▸ CHALLENGE
Each line that contains the word "LaTeX" counts once; give the total for the records below and nothing else.

▸ DATA TO PROCESS
************

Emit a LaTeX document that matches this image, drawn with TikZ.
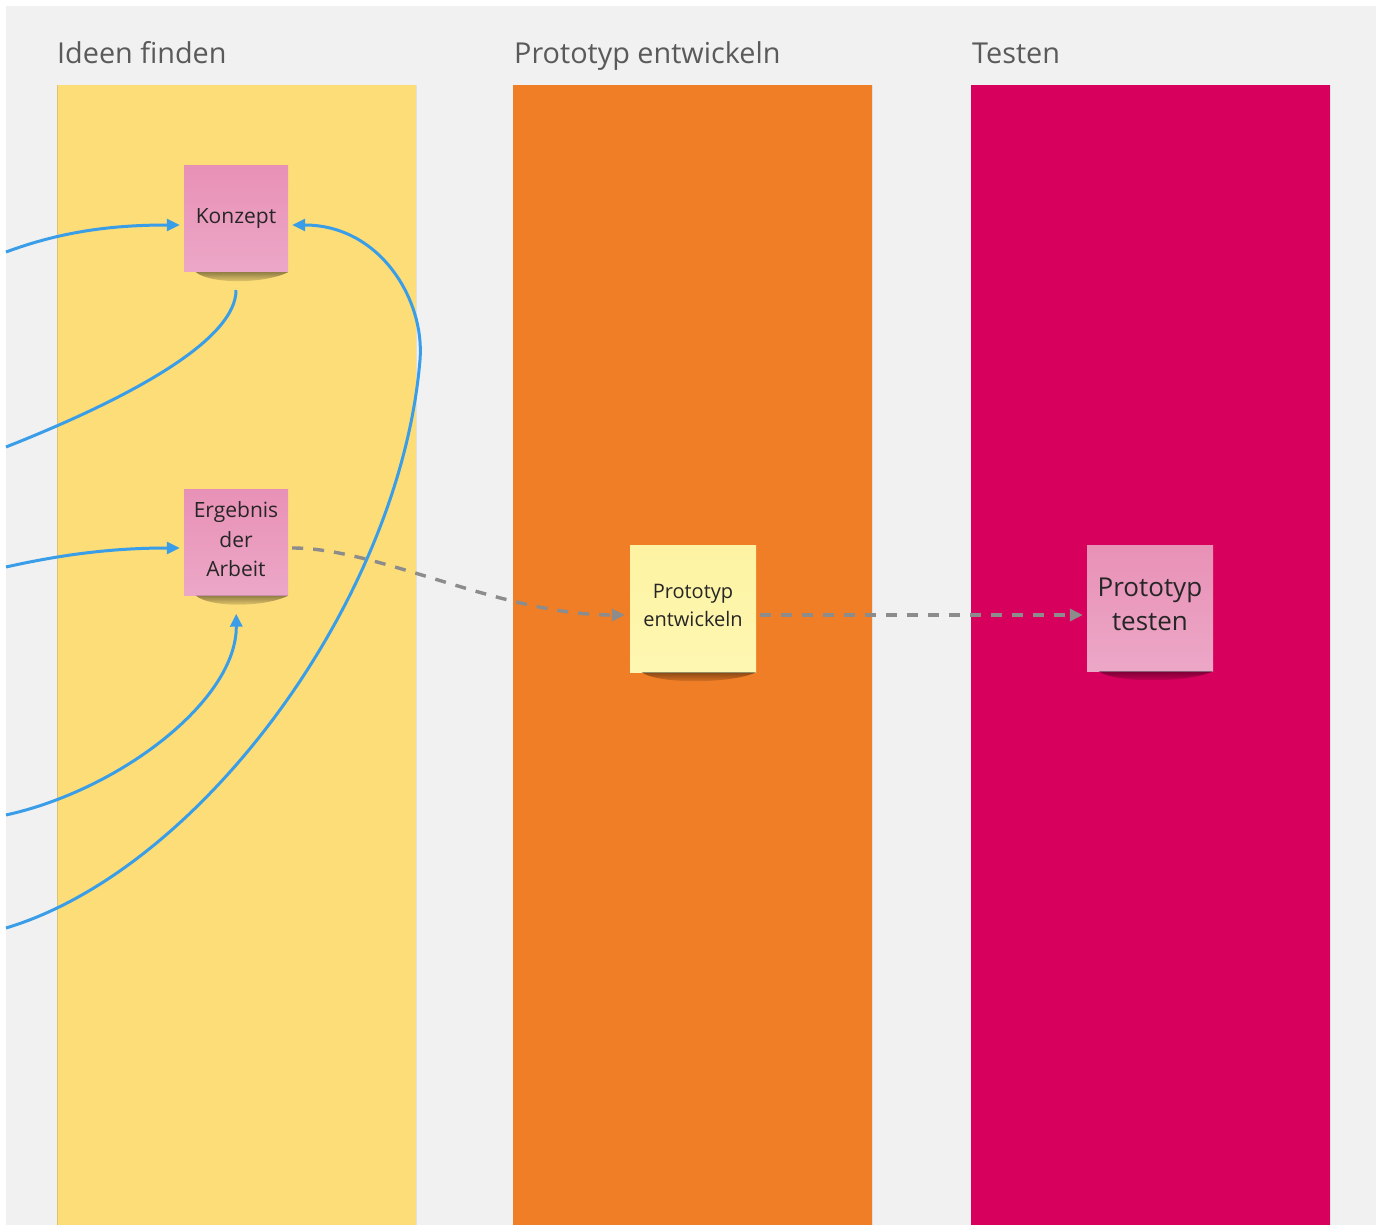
\documentclass[tikz,border=0pt]{standalone}
\usepackage{fontspec}
\setmainfont{Open Sans}
\usetikzlibrary{arrows.meta,fadings}

\definecolor{boardbg}{HTML}{F1F1F1}
\definecolor{laneyellow}{HTML}{FDDD77}
\definecolor{laneorange}{HTML}{F07E26}
\definecolor{lanemagenta}{HTML}{D8005D}
\definecolor{titlegray}{HTML}{5A5A5A}
\definecolor{pinktop}{HTML}{E891B6}
\definecolor{pinkbot}{HTML}{ECA7C7}
\definecolor{paletop}{HTML}{FDF3A2}
\definecolor{palebot}{HTML}{FEF7B2}
\definecolor{flowblue}{HTML}{3A9DE8}
\definecolor{flowgray}{HTML}{8C8C8C}
\definecolor{notetext}{HTML}{262626}

\tikzset{
  lanetitle/.style={anchor=base west, inner sep=0pt, text=titlegray,
    font=\fontsize{28.8}{32}\selectfont},
  sticky/.style={inner sep=0pt, align=center, text=notetext,
    minimum width=104pt, minimum height=106pt},
  pinknote/.style={sticky, top color=pinktop, bottom color=pinkbot},
  palenote/.style={sticky, top color=paletop, bottom color=palebot},
  flowline/.style={draw=flowblue, line width=3pt},
  flow/.style={flowline, -{Triangle[length=13pt,width=12pt]}},
  handoff/.style={draw=flowgray, line width=3.4pt, dash pattern=on 11pt off 10pt,
    -{Triangle[length=13pt,width=12pt]}},
  noteshadow/.style={fill=black, fill opacity=0.42, path fading=south},
}

\begin{document}
\begin{tikzpicture}[x=1pt,y=-1pt]
  \useasboundingbox (0,0) rectangle (1382,1225);
  \fill[white] (0,0) rectangle (1382,1225);
  \fill[boardbg] (6,6) rectangle (1376,1225);

  % swim lanes
  \fill[laneyellow] (57,85) rectangle (416,1225);
  \fill[laneorange] (513,85) rectangle (872,1225);
  \fill[lanemagenta] (971,85) rectangle (1330,1225);
  \draw[line width=1.5pt, color=laneyellow!85!black!90] (57.7,85) -- (57.7,1225);
  \draw[line width=1pt, color=black!12] (416.5,85) -- (416.5,1225);
  \draw[line width=1pt, color=black!12] (872.5,85) -- (872.5,1225);
  \draw[line width=1pt, color=black!12] (1330.5,85) -- (1330.5,1225);

  \node[lanetitle] (t1) at (57,64) {Ideen finden};
  \node[lanetitle] (t2) at (514,64) {Prototyp entwickeln};
  \node[lanetitle] (t3) at (972,64) {Testen};

  % sticky notes
  \node[pinknote] (konzept) at (236,219) {};
  \node[text=notetext, font=\fontsize{21}{29}\selectfont, inner sep=0pt] (konzepttext)
    at ([yshift=0.5pt]konzept.center) {Konzept};
  \node[pinknote] (ergebnis) at (236,542.5) {};
  \node[text=notetext, align=center, font=\fontsize{21}{29.5}\selectfont, inner sep=0pt]
    (ergebnistext) at ([yshift=3pt]ergebnis.center) {Ergebnis\\der\\Arbeit};
  \node[palenote, minimum width=126pt, minimum height=127pt] (prote) at (693,608.5) {};
  \node[text=notetext, align=center, font=\fontsize{20}{28}\selectfont, inner sep=0pt]
    (protetext) at ([yshift=3pt]prote.center) {Prototyp\\entwickeln};
  \node[pinknote, minimum width=126pt, minimum height=126pt] (prott) at (1150,608) {};
  \node[text=notetext, align=center, font=\fontsize{26}{34}\selectfont, inner sep=0pt]
    (protttext) at ([yshift=4pt]prott.center) {Prototyp\\testen};

  % soft shadows under the notes
  \foreach \n in {konzept,ergebnis,prote,prott}{
    \fill[noteshadow] ([xshift=12pt]\n.south west) .. controls +(15,12) and +(-25,12) .. (\n.south east) -- cycle;
  }

  % loose ends of the connectors at the left border
  \coordinate (in1) at (6,252);
  \coordinate (out2) at (6,447);
  \coordinate (in3) at (6,567);
  \coordinate (in4) at (6,815);
  \coordinate (in5) at (6,928);

  % blue connectors
  \draw[flow, shorten >=4pt] (in1) .. controls (60,232) and (110,225) .. ([yshift=-6pt]konzept.west);
  \draw[flowline, shorten <=18pt]
    (konzept.south) .. controls (236,335) and (150,390) .. (out2);
  \draw[flow, shorten >=4pt] (in3) .. controls (60,555) and (110,548) .. ([yshift=-5.5pt]ergebnis.west);
  \draw[flow, shorten >=18pt] (in4) .. controls (120,790) and (237,700) .. (ergebnis.south);
  \draw[flow, shorten >=4pt] (in5) .. controls (200,870) and (400,600) .. (420,360)
    .. controls (425,300) and (380,225) .. ([yshift=-6pt]konzept.east);

  % gray hand-offs
  \draw[handoff, shorten <=4pt, shorten >=5pt] ([yshift=-5.5pt]ergebnis.east)
    .. controls (380,548) and (500,615) .. ([yshift=-6.5pt]prote.west);
  \draw[handoff, shorten <=4pt, shorten >=4pt] ([yshift=-6.5pt]prote.east) -- ([yshift=-7pt]prott.west);
\end{tikzpicture}
\end{document}
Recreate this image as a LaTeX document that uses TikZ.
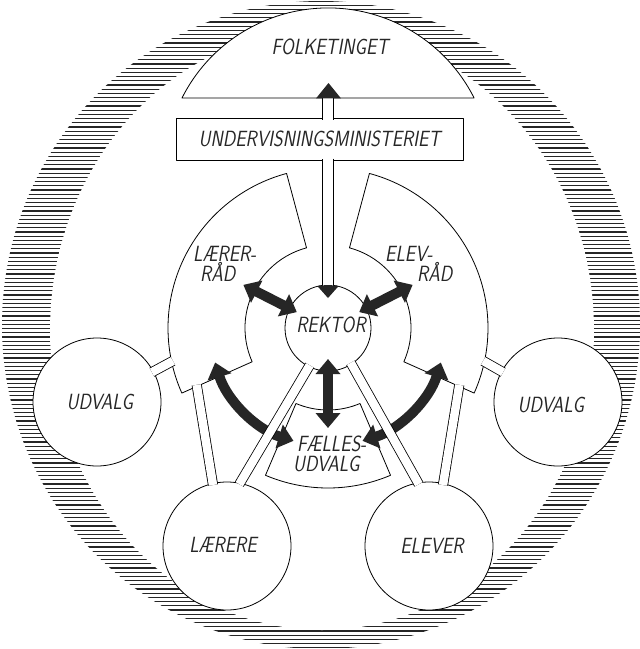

************

▸ SOLUTION FOR THIS EXERCISE
2